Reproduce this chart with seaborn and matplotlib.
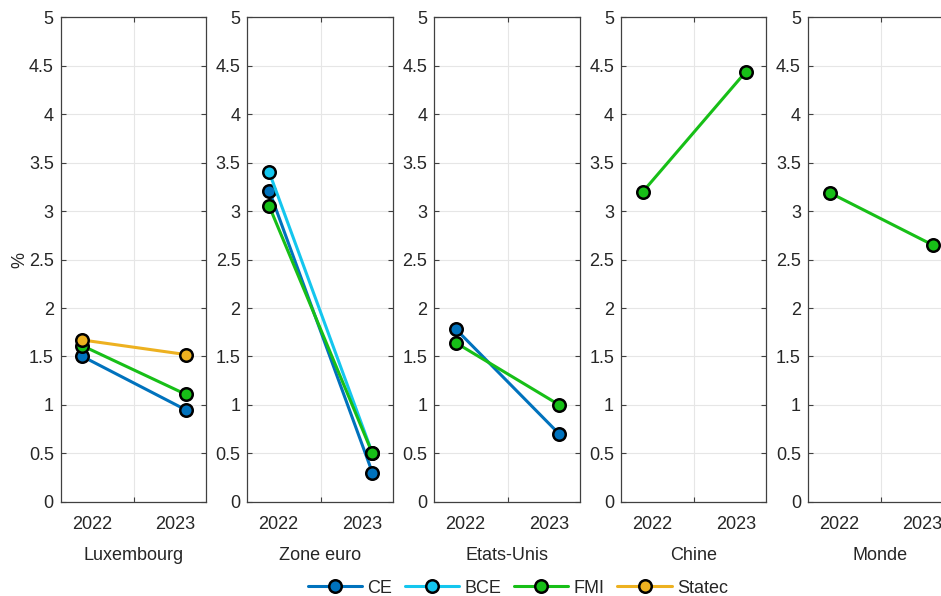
import pandas as pd
import matplotlib.pyplot as plt
import seaborn as sns
from matplotlib.lines import Line2D

sns.set_theme(style="whitegrid")
plt.rcParams["font.family"] = ["Liberation Sans", "DejaVu Sans"]

# data (% growth)
years = [2022, 2023]
year_labels = ["2022", "2023"]
countries = ["Luxembourg", "Zone euro", "Etats-Unis", "Chine", "Monde"]
sources = ["CE", "BCE", "FMI", "Statec"]

ce = {"Luxembourg": [1.50, 0.95], "Zone euro": [3.21, 0.30], "Etats-Unis": [1.78, 0.70]}
bce = {"Zone euro": [3.40, 0.50]}
fmi = {"Luxembourg": [1.61, 1.11], "Zone euro": [3.05, 0.50], "Etats-Unis": [1.64, 1.00],
       "Chine": [3.20, 4.44], "Monde": [3.19, 2.65]}
statec = {"Luxembourg": [1.67, 1.52]}

colors = {"CE": "#0072BD", "BCE": "#14C6EE", "FMI": "#17BF17", "Statec": "#EDB120"}

rows = []
for src, d in zip(sources, [ce, bce, fmi, statec]):
    for country, vals in d.items():
        for y, v in zip(years, vals):
            rows.append({"country": country, "source": src, "year": y, "value": v})
data = pd.DataFrame(rows)

fig = plt.figure(figsize=(9.41, 5.96), dpi=100)
spine_col = "#404040"
txt_col = "#262626"
fs = 13

for i, country in enumerate(countries):
    ax = fig.add_axes([0.0645 + i * 0.1985, 0.158, 0.1544, 0.813])
    sub = data[data["country"] == country]
    order = [s for s in sources if s in sub["source"].unique()]
    sns.lineplot(data=sub, x="year", y="value", hue="source", hue_order=order,
                 palette=colors, marker="o", markersize=9, markeredgecolor="black",
                 markeredgewidth=1.8, linewidth=2.2, legend=False, ax=ax, zorder=3)
    ax.set_xlim(2021.789, 2023.197)
    ax.set_ylim(0, 5)
    ax.set_yticks([0, 0.5, 1, 1.5, 2, 2.5, 3, 3.5, 4, 4.5, 5])
    ax.set_yticklabels(["0", "0.5", "1", "1.5", "2", "2.5", "3", "3.5", "4", "4.5", "5"])
    ax.set_xticks([2022.5])
    ax.set_xticklabels([""])
    ax.set_xticks([2022.09, 2022.9], labels=year_labels, minor=True)
    ax.tick_params(axis="x", which="minor", length=0, pad=10, labelsize=fs, colors=txt_col)
    ax.tick_params(axis="both", which="major", direction="in", length=3.5, width=0.8,
                   color=spine_col, top=True, right=True, bottom=True, left=True,
                   labelsize=fs, labelcolor=txt_col)
    ax.tick_params(axis="y", pad=5)
    ax.grid(True, which="major", color="#e6e6e6", linewidth=0.8)
    ax.grid(False, which="minor")
    ax.set_facecolor("white")
    for sp in ax.spines.values():
        sp.set_visible(True)
        sp.set_color(spine_col)
        sp.set_linewidth(0.9)
    ax.set_xlabel(country, fontsize=fs, color=txt_col, labelpad=10)
    if i == 0:
        ax.set_ylabel("%", fontsize=fs, color=txt_col, labelpad=0)
    else:
        ax.set_ylabel("")

handles = [Line2D([0], [0], color=colors[s], linewidth=2.2, marker="o", markersize=9,
                  markerfacecolor=colors[s], markeredgecolor="black", markeredgewidth=1.8)
           for s in sources]
fig.legend(handles, sources, loc="center", bbox_to_anchor=(0.5505, 0.0134), ncol=4,
           frameon=False, fontsize=fs, handlelength=3.0, handletextpad=0.3,
           columnspacing=0.7, labelcolor=txt_col)

fig.savefig("out.png", dpi=100)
===============
(What the task requires):
Would you set down the listing exactly, omitting pictures?

(Written solution):
Reproduce this chart with seaborn and matplotlib.
import pandas as pd
import matplotlib.pyplot as plt
import seaborn as sns
from matplotlib.lines import Line2D

sns.set_theme(style="whitegrid")
plt.rcParams["font.family"] = ["Liberation Sans", "DejaVu Sans"]

# data (% growth)
years = [2022, 2023]
year_labels = ["2022", "2023"]
countries = ["Luxembourg", "Zone euro", "Etats-Unis", "Chine", "Monde"]
sources = ["CE", "BCE", "FMI", "Statec"]

ce = {"Luxembourg": [1.50, 0.95], "Zone euro": [3.21, 0.30], "Etats-Unis": [1.78, 0.70]}
bce = {"Zone euro": [3.40, 0.50]}
fmi = {"Luxembourg": [1.61, 1.11], "Zone euro": [3.05, 0.50], "Etats-Unis": [1.64, 1.00],
       "Chine": [3.20, 4.44], "Monde": [3.19, 2.65]}
statec = {"Luxembourg": [1.67, 1.52]}

colors = {"CE": "#0072BD", "BCE": "#14C6EE", "FMI": "#17BF17", "Statec": "#EDB120"}

rows = []
for src, d in zip(sources, [ce, bce, fmi, statec]):
    for country, vals in d.items():
        for y, v in zip(years, vals):
            rows.append({"country": country, "source": src, "year": y, "value": v})
data = pd.DataFrame(rows)

fig = plt.figure(figsize=(9.41, 5.96), dpi=100)
spine_col = "#404040"
txt_col = "#262626"
fs = 13

for i, country in enumerate(countries):
    ax = fig.add_axes([0.0645 + i * 0.1985, 0.158, 0.1544, 0.813])
    sub = data[data["country"] == country]
    order = [s for s in sources if s in sub["source"].unique()]
    sns.lineplot(data=sub, x="year", y="value", hue="source", hue_order=order,
                 palette=colors, marker="o", markersize=9, markeredgecolor="black",
                 markeredgewidth=1.8, linewidth=2.2, legend=False, ax=ax, zorder=3)
    ax.set_xlim(2021.789, 2023.197)
    ax.set_ylim(0, 5)
    ax.set_yticks([0, 0.5, 1, 1.5, 2, 2.5, 3, 3.5, 4, 4.5, 5])
    ax.set_yticklabels(["0", "0.5", "1", "1.5", "2", "2.5", "3", "3.5", "4", "4.5", "5"])
    ax.set_xticks([2022.5])
    ax.set_xticklabels([""])
    ax.set_xticks([2022.09, 2022.9], labels=year_labels, minor=True)
    ax.tick_params(axis="x", which="minor", length=0, pad=10, labelsize=fs, colors=txt_col)
    ax.tick_params(axis="both", which="major", direction="in", length=3.5, width=0.8,
                   color=spine_col, top=True, right=True, bottom=True, left=True,
                   labelsize=fs, labelcolor=txt_col)
    ax.tick_params(axis="y", pad=5)
    ax.grid(True, which="major", color="#e6e6e6", linewidth=0.8)
    ax.grid(False, which="minor")
    ax.set_facecolor("white")
    for sp in ax.spines.values():
        sp.set_visible(True)
        sp.set_color(spine_col)
        sp.set_linewidth(0.9)
    ax.set_xlabel(country, fontsize=fs, color=txt_col, labelpad=10)
    if i == 0:
        ax.set_ylabel("%", fontsize=fs, color=txt_col, labelpad=0)
    else:
        ax.set_ylabel("")

handles = [Line2D([0], [0], color=colors[s], linewidth=2.2, marker="o", markersize=9,
                  markerfacecolor=colors[s], markeredgecolor="black", markeredgewidth=1.8)
           for s in sources]
fig.legend(handles, sources, loc="center", bbox_to_anchor=(0.5505, 0.0134), ncol=4,
           frameon=False, fontsize=fs, handlelength=3.0, handletextpad=0.3,
           columnspacing=0.7, labelcolor=txt_col)

fig.savefig("out.png", dpi=100)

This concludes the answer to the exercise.